- [THE TASK]: Quote word for word the lines below, beginning with the first and ending with the one that has "span.set_clip_path(org_poly.get_paths()[0], ax.transData)". Drop the pictures.

- [AVAILABLE RECORDS]:

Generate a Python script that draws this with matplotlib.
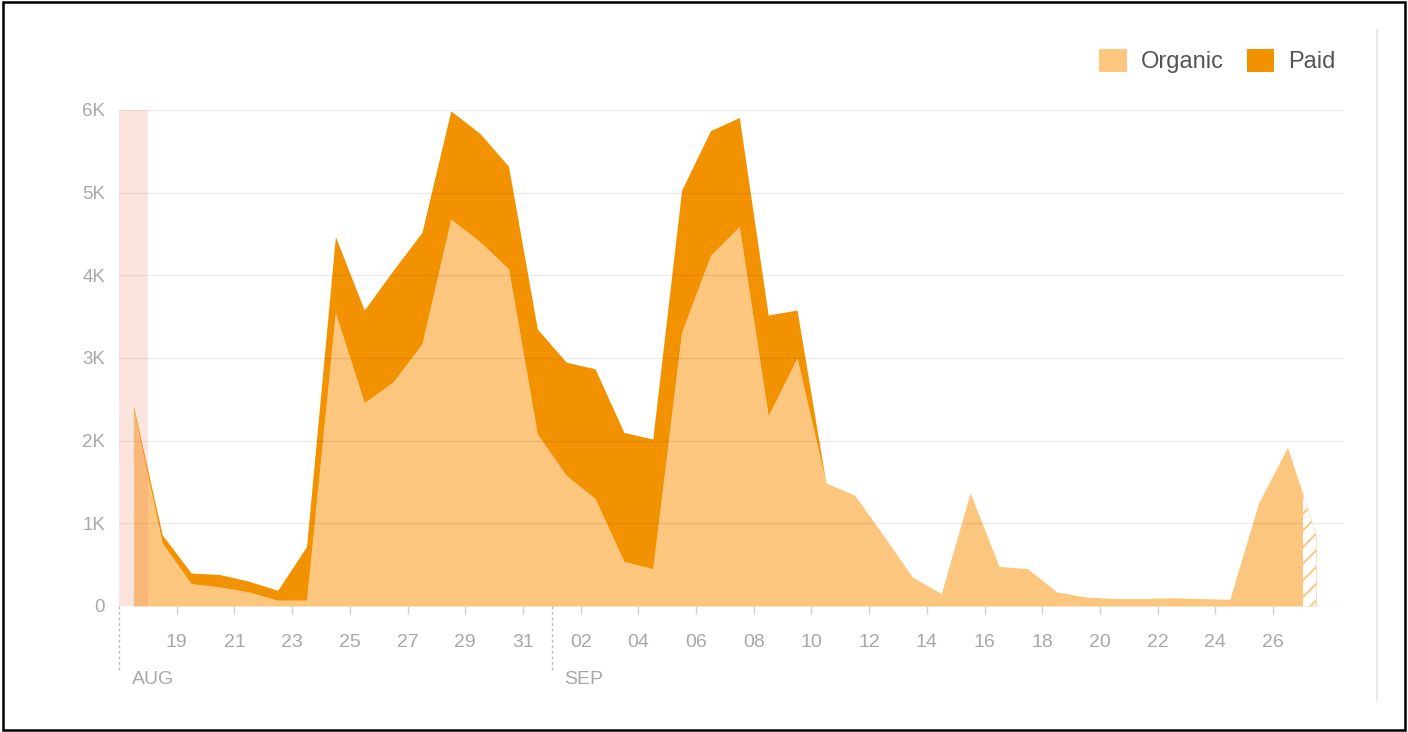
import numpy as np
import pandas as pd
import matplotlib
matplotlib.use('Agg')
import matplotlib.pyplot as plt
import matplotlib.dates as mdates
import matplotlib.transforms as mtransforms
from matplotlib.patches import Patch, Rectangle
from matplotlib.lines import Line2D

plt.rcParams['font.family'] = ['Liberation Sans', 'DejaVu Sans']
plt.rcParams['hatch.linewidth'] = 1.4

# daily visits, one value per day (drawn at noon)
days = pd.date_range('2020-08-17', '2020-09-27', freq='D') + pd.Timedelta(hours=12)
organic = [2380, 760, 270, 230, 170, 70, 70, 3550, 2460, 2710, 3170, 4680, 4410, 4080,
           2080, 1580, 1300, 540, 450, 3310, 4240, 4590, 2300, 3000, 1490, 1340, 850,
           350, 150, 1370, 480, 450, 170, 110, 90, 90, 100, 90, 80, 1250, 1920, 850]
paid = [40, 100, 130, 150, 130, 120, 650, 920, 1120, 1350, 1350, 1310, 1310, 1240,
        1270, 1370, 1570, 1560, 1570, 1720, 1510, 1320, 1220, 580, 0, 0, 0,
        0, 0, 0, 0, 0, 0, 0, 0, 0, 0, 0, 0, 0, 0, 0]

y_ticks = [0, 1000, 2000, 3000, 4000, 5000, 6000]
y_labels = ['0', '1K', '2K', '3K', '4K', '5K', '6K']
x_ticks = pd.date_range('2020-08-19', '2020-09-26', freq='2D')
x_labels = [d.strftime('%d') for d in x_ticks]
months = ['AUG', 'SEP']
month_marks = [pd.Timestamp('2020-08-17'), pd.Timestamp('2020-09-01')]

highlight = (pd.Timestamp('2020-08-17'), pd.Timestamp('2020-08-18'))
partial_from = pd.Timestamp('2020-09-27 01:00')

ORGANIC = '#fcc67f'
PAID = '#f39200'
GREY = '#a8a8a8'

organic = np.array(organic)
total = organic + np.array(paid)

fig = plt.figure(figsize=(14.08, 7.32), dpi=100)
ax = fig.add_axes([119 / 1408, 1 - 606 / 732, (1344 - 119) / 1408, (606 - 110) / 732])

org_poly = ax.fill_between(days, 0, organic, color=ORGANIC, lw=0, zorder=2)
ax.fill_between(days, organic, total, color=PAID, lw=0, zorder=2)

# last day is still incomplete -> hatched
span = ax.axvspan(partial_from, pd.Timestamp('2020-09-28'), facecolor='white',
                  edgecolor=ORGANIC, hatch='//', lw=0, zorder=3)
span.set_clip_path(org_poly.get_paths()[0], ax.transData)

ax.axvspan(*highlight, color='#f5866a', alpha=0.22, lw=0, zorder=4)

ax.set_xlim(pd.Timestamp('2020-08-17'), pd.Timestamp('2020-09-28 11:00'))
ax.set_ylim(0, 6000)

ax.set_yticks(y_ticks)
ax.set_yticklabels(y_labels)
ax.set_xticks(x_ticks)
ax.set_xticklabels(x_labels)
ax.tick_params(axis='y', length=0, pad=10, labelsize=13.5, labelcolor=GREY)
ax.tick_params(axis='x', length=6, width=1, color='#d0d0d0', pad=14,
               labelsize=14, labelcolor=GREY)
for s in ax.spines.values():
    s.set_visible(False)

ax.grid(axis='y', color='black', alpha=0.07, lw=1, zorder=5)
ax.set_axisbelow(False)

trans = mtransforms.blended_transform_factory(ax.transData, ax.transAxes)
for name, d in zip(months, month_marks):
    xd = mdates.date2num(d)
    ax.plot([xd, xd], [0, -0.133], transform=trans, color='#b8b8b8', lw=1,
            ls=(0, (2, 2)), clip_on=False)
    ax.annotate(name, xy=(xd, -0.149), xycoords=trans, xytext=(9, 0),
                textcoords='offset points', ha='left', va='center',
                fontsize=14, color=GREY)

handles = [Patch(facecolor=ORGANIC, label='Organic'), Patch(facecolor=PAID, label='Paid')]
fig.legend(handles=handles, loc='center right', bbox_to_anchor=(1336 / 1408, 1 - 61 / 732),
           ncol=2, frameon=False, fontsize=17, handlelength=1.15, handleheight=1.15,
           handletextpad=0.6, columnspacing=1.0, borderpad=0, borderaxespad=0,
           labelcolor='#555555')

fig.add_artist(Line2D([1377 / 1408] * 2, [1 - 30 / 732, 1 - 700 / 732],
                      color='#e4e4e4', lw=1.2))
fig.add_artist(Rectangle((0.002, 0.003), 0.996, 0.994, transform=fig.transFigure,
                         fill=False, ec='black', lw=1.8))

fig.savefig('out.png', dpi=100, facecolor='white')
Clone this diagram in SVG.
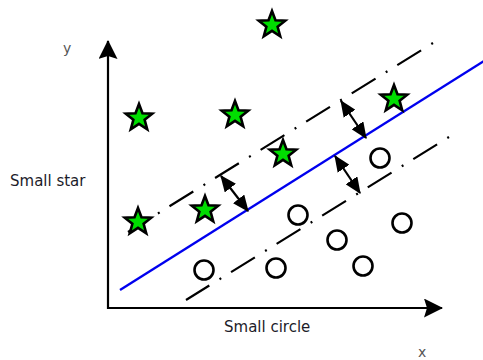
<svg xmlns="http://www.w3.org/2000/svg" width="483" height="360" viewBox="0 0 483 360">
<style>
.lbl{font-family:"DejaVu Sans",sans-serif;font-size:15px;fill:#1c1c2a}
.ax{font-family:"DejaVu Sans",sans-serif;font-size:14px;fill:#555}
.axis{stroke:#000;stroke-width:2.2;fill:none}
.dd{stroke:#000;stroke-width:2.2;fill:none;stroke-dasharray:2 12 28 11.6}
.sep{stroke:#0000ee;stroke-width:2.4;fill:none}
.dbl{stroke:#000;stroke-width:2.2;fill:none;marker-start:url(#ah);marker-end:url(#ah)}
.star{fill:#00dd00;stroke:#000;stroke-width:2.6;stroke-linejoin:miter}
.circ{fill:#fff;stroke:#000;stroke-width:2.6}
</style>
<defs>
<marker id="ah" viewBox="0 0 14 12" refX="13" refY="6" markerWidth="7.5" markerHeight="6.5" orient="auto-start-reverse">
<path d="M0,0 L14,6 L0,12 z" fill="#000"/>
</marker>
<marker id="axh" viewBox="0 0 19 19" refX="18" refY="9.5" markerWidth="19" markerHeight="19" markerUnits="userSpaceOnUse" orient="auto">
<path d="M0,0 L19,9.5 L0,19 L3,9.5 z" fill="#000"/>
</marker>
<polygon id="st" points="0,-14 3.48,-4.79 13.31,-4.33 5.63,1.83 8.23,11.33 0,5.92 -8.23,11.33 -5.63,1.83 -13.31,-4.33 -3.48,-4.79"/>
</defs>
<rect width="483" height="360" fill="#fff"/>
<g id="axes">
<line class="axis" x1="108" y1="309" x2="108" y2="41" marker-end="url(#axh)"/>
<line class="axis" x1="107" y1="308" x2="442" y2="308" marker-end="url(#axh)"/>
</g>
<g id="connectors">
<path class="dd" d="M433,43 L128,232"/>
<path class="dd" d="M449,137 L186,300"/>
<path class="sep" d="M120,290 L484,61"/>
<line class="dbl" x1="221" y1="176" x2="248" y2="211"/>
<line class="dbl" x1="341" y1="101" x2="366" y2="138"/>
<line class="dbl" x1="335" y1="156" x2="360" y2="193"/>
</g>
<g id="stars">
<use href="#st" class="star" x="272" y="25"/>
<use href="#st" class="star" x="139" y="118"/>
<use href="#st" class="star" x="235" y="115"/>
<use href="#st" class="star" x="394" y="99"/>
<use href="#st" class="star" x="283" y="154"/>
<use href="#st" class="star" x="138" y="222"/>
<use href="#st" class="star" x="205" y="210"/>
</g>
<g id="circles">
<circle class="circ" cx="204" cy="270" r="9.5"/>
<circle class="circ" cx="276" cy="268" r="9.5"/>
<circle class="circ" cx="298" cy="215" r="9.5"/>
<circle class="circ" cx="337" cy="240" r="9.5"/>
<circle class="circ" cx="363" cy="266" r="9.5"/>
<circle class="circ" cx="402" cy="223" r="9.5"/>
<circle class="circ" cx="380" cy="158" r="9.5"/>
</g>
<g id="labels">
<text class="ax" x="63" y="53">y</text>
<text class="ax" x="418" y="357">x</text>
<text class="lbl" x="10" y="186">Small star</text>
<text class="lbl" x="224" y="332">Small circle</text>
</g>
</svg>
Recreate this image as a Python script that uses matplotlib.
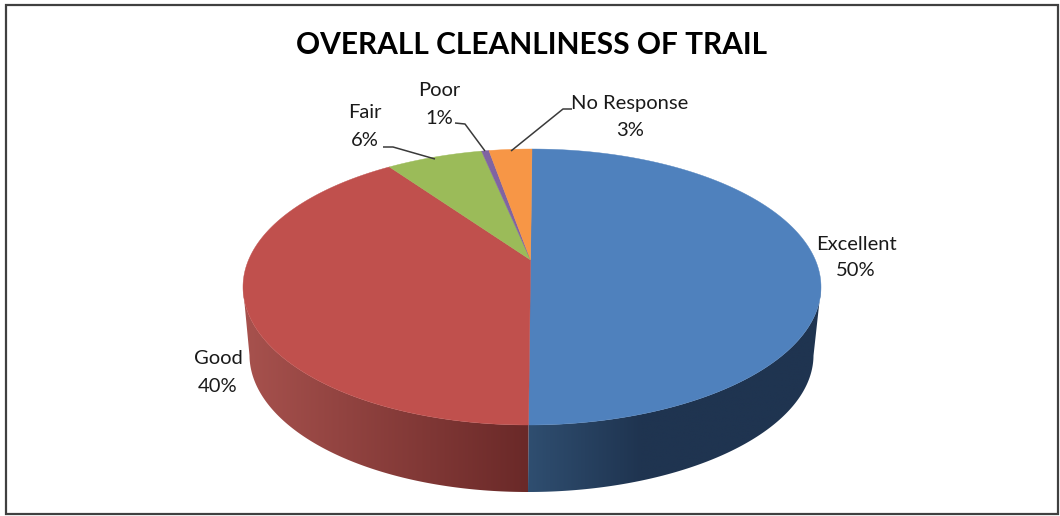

- [WRITTEN SOLUTION]:
Generate a Python script that draws this with matplotlib.
import numpy as np
import pandas as pd
import matplotlib
matplotlib.use('Agg')
import matplotlib.pyplot as plt
import matplotlib.dates as mdates
import matplotlib.transforms as mtransforms
from matplotlib.patches import Patch, Rectangle
from matplotlib.lines import Line2D

plt.rcParams['font.family'] = ['Liberation Sans', 'DejaVu Sans']
plt.rcParams['hatch.linewidth'] = 1.4

# daily visits, one value per day (drawn at noon)
days = pd.date_range('2020-08-17', '2020-09-27', freq='D') + pd.Timedelta(hours=12)
organic = [2380, 760, 270, 230, 170, 70, 70, 3550, 2460, 2710, 3170, 4680, 4410, 4080,
           2080, 1580, 1300, 540, 450, 3310, 4240, 4590, 2300, 3000, 1490, 1340, 850,
           350, 150, 1370, 480, 450, 170, 110, 90, 90, 100, 90, 80, 1250, 1920, 850]
paid = [40, 100, 130, 150, 130, 120, 650, 920, 1120, 1350, 1350, 1310, 1310, 1240,
        1270, 1370, 1570, 1560, 1570, 1720, 1510, 1320, 1220, 580, 0, 0, 0,
        0, 0, 0, 0, 0, 0, 0, 0, 0, 0, 0, 0, 0, 0, 0]

y_ticks = [0, 1000, 2000, 3000, 4000, 5000, 6000]
y_labels = ['0', '1K', '2K', '3K', '4K', '5K', '6K']
x_ticks = pd.date_range('2020-08-19', '2020-09-26', freq='2D')
x_labels = [d.strftime('%d') for d in x_ticks]
months = ['AUG', 'SEP']
month_marks = [pd.Timestamp('2020-08-17'), pd.Timestamp('2020-09-01')]

highlight = (pd.Timestamp('2020-08-17'), pd.Timestamp('2020-08-18'))
partial_from = pd.Timestamp('2020-09-27 01:00')

ORGANIC = '#fcc67f'
PAID = '#f39200'
GREY = '#a8a8a8'

organic = np.array(organic)
total = organic + np.array(paid)

fig = plt.figure(figsize=(14.08, 7.32), dpi=100)
ax = fig.add_axes([119 / 1408, 1 - 606 / 732, (1344 - 119) / 1408, (606 - 110) / 732])

org_poly = ax.fill_between(days, 0, organic, color=ORGANIC, lw=0, zorder=2)
ax.fill_between(days, organic, total, color=PAID, lw=0, zorder=2)

# last day is still incomplete -> hatched
span = ax.axvspan(partial_from, pd.Timestamp('2020-09-28'), facecolor='white',
                  edgecolor=ORGANIC, hatch='//', lw=0, zorder=3)
span.set_clip_path(org_poly.get_paths()[0], ax.transData)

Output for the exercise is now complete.